■ SUPPLIED INFORMATION:
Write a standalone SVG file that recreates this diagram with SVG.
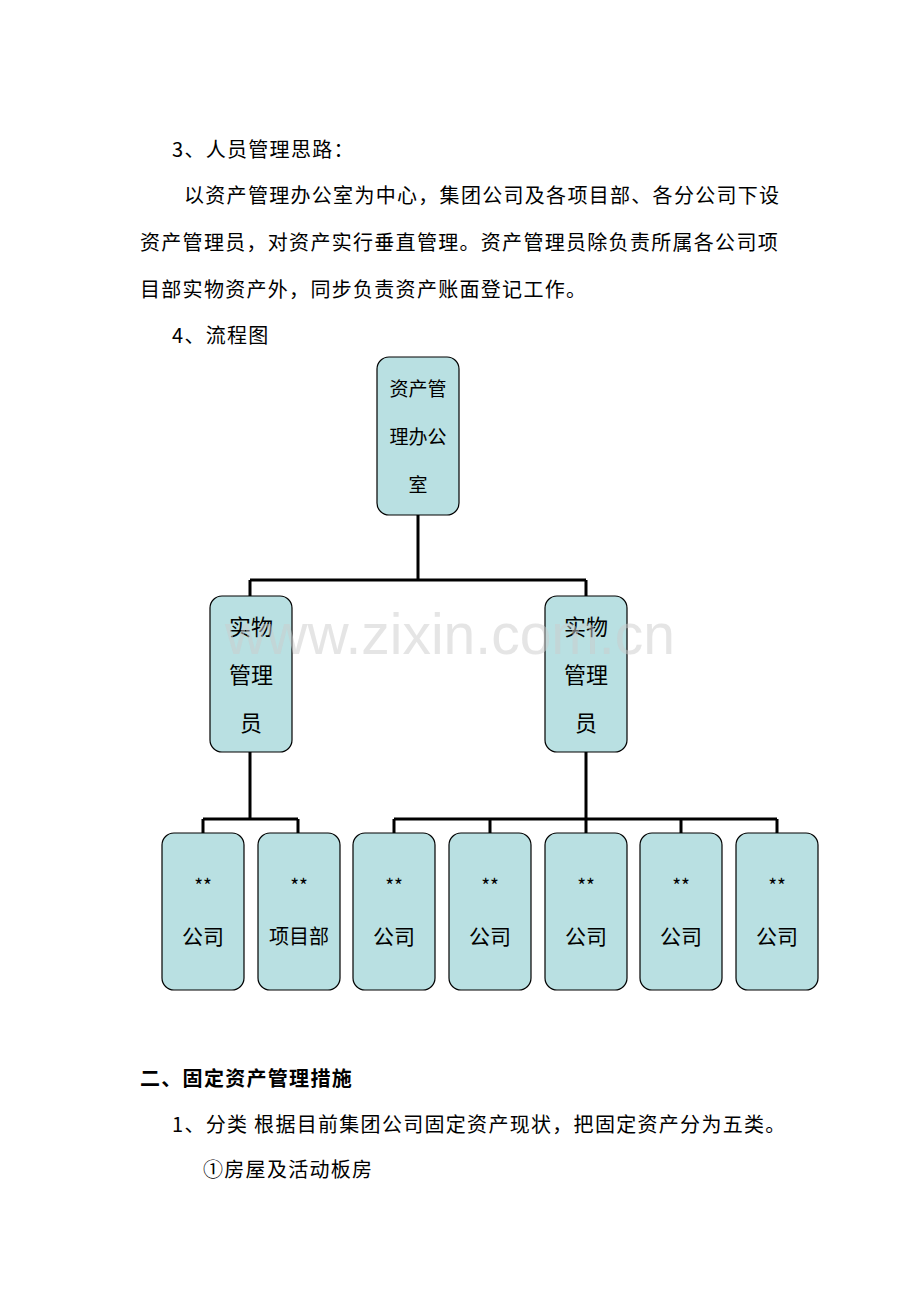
<svg xmlns="http://www.w3.org/2000/svg" width="920" height="1302" viewBox="0 0 920 1302">
<style>
.t{font-family:"Noto Sans CJK SC","Liberation Serif",serif;font-size:20px;letter-spacing:1.3px;fill:#000}
.n rect{fill:#b9e0e2;stroke:#000;stroke-width:1.2}
.n text{font-family:"Noto Sans CJK SC",sans-serif;fill:#000;text-anchor:middle}
.c{stroke:#000;stroke-width:3;fill:none}
.b{font-weight:bold}
</style>
<rect width="920" height="1302" fill="#fff"/>
<text class="t" x="172" y="157">3、人员管理思路：</text>
<text class="t" x="184" y="203">以资产管理办公室为中心，集团公司及各项目部、各分公司下设</text>
<text class="t" x="140" y="250">资产管理员，对资产实行垂直管理。资产管理员除负责所属各公司项</text>
<text class="t" x="140" y="297">目部实物资产外，同步负责资产账面登记工作。</text>
<text class="t" x="172" y="343">4、流程图</text>
<g id="connectors">
<path class="c" d="M418 515V580M250 580H586M250 580V596M586 580V596"/>
<path class="c" d="M250 752V819M203 819H298M203 819V833M298 819V833"/>
<path class="c" d="M586 752V819M394 819H777M394 819V833M490 819V833M586 819V833M681 819V833M777 819V833"/>
</g>
<g id="n0" class="n"><rect x="377" y="357" width="82" height="158" rx="12"/>
<text x="418" y="396" font-size="19">资产管</text><text x="418" y="444" font-size="19">理办公</text><text x="418" y="492" font-size="19">室</text></g>
<g id="n1" class="n"><rect x="210" y="596" width="82" height="156" rx="12"/>
<text x="251" y="635" font-size="22">实物</text><text x="251" y="683" font-size="22">管理</text><text x="251" y="731" font-size="22">员</text></g>
<g id="n2" class="n"><rect x="545" y="596" width="82" height="156" rx="12"/>
<text x="586" y="635" font-size="22">实物</text><text x="586" y="683" font-size="22">管理</text><text x="586" y="731" font-size="22">员</text></g>
<g id="b1" class="n"><rect x="162" y="833" width="82" height="157" rx="12"/><text x="203" y="893" font-size="19">**</text><text x="203" y="944" font-size="21">公司</text></g>
<g id="b2" class="n"><rect x="258" y="833" width="82" height="157" rx="12"/><text x="299" y="893" font-size="19">**</text><text x="299" y="944" font-size="20">项目部</text></g>
<g id="b3" class="n"><rect x="353" y="833" width="82" height="157" rx="12"/><text x="394" y="893" font-size="19">**</text><text x="394" y="944" font-size="21">公司</text></g>
<g id="b4" class="n"><rect x="449" y="833" width="82" height="157" rx="12"/><text x="490" y="893" font-size="19">**</text><text x="490" y="944" font-size="21">公司</text></g>
<g id="b5" class="n"><rect x="545" y="833" width="82" height="157" rx="12"/><text x="586" y="893" font-size="19">**</text><text x="586" y="944" font-size="21">公司</text></g>
<g id="b6" class="n"><rect x="640" y="833" width="82" height="157" rx="12"/><text x="681" y="893" font-size="19">**</text><text x="681" y="944" font-size="21">公司</text></g>
<g id="b7" class="n"><rect x="736" y="833" width="82" height="157" rx="12"/><text x="777" y="893" font-size="19">**</text><text x="777" y="944" font-size="21">公司</text></g>
<text x="450" y="654" font-family="Liberation Sans,sans-serif" font-size="57" fill="#cccccc" fill-opacity="0.5" text-anchor="middle">www.zixin.com.cn</text>
<text class="t b" x="140" y="1086">二、固定资产管理措施</text>
<text class="t" x="172" y="1132">1、分类 根据目前集团公司固定资产现状，把固定资产分为五类。</text>
<text class="t" x="203" y="1177">①房屋及活动板房</text>
</svg>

■ TASK GOAL:
Give back the whole listing as it stands, minus its pictures.

■ SOLVED PROBLEM:
Write a standalone SVG file that recreates this diagram with SVG.
<svg xmlns="http://www.w3.org/2000/svg" width="920" height="1302" viewBox="0 0 920 1302">
<style>
.t{font-family:"Noto Sans CJK SC","Liberation Serif",serif;font-size:20px;letter-spacing:1.3px;fill:#000}
.n rect{fill:#b9e0e2;stroke:#000;stroke-width:1.2}
.n text{font-family:"Noto Sans CJK SC",sans-serif;fill:#000;text-anchor:middle}
.c{stroke:#000;stroke-width:3;fill:none}
.b{font-weight:bold}
</style>
<rect width="920" height="1302" fill="#fff"/>
<text class="t" x="172" y="157">3、人员管理思路：</text>
<text class="t" x="184" y="203">以资产管理办公室为中心，集团公司及各项目部、各分公司下设</text>
<text class="t" x="140" y="250">资产管理员，对资产实行垂直管理。资产管理员除负责所属各公司项</text>
<text class="t" x="140" y="297">目部实物资产外，同步负责资产账面登记工作。</text>
<text class="t" x="172" y="343">4、流程图</text>
<g id="connectors">
<path class="c" d="M418 515V580M250 580H586M250 580V596M586 580V596"/>
<path class="c" d="M250 752V819M203 819H298M203 819V833M298 819V833"/>
<path class="c" d="M586 752V819M394 819H777M394 819V833M490 819V833M586 819V833M681 819V833M777 819V833"/>
</g>
<g id="n0" class="n"><rect x="377" y="357" width="82" height="158" rx="12"/>
<text x="418" y="396" font-size="19">资产管</text><text x="418" y="444" font-size="19">理办公</text><text x="418" y="492" font-size="19">室</text></g>
<g id="n1" class="n"><rect x="210" y="596" width="82" height="156" rx="12"/>
<text x="251" y="635" font-size="22">实物</text><text x="251" y="683" font-size="22">管理</text><text x="251" y="731" font-size="22">员</text></g>
<g id="n2" class="n"><rect x="545" y="596" width="82" height="156" rx="12"/>
<text x="586" y="635" font-size="22">实物</text><text x="586" y="683" font-size="22">管理</text><text x="586" y="731" font-size="22">员</text></g>
<g id="b1" class="n"><rect x="162" y="833" width="82" height="157" rx="12"/><text x="203" y="893" font-size="19">**</text><text x="203" y="944" font-size="21">公司</text></g>
<g id="b2" class="n"><rect x="258" y="833" width="82" height="157" rx="12"/><text x="299" y="893" font-size="19">**</text><text x="299" y="944" font-size="20">项目部</text></g>
<g id="b3" class="n"><rect x="353" y="833" width="82" height="157" rx="12"/><text x="394" y="893" font-size="19">**</text><text x="394" y="944" font-size="21">公司</text></g>
<g id="b4" class="n"><rect x="449" y="833" width="82" height="157" rx="12"/><text x="490" y="893" font-size="19">**</text><text x="490" y="944" font-size="21">公司</text></g>
<g id="b5" class="n"><rect x="545" y="833" width="82" height="157" rx="12"/><text x="586" y="893" font-size="19">**</text><text x="586" y="944" font-size="21">公司</text></g>
<g id="b6" class="n"><rect x="640" y="833" width="82" height="157" rx="12"/><text x="681" y="893" font-size="19">**</text><text x="681" y="944" font-size="21">公司</text></g>
<g id="b7" class="n"><rect x="736" y="833" width="82" height="157" rx="12"/><text x="777" y="893" font-size="19">**</text><text x="777" y="944" font-size="21">公司</text></g>
<text x="450" y="654" font-family="Liberation Sans,sans-serif" font-size="57" fill="#cccccc" fill-opacity="0.5" text-anchor="middle">www.zixin.com.cn</text>
<text class="t b" x="140" y="1086">二、固定资产管理措施</text>
<text class="t" x="172" y="1132">1、分类 根据目前集团公司固定资产现状，把固定资产分为五类。</text>
<text class="t" x="203" y="1177">①房屋及活动板房</text>
</svg>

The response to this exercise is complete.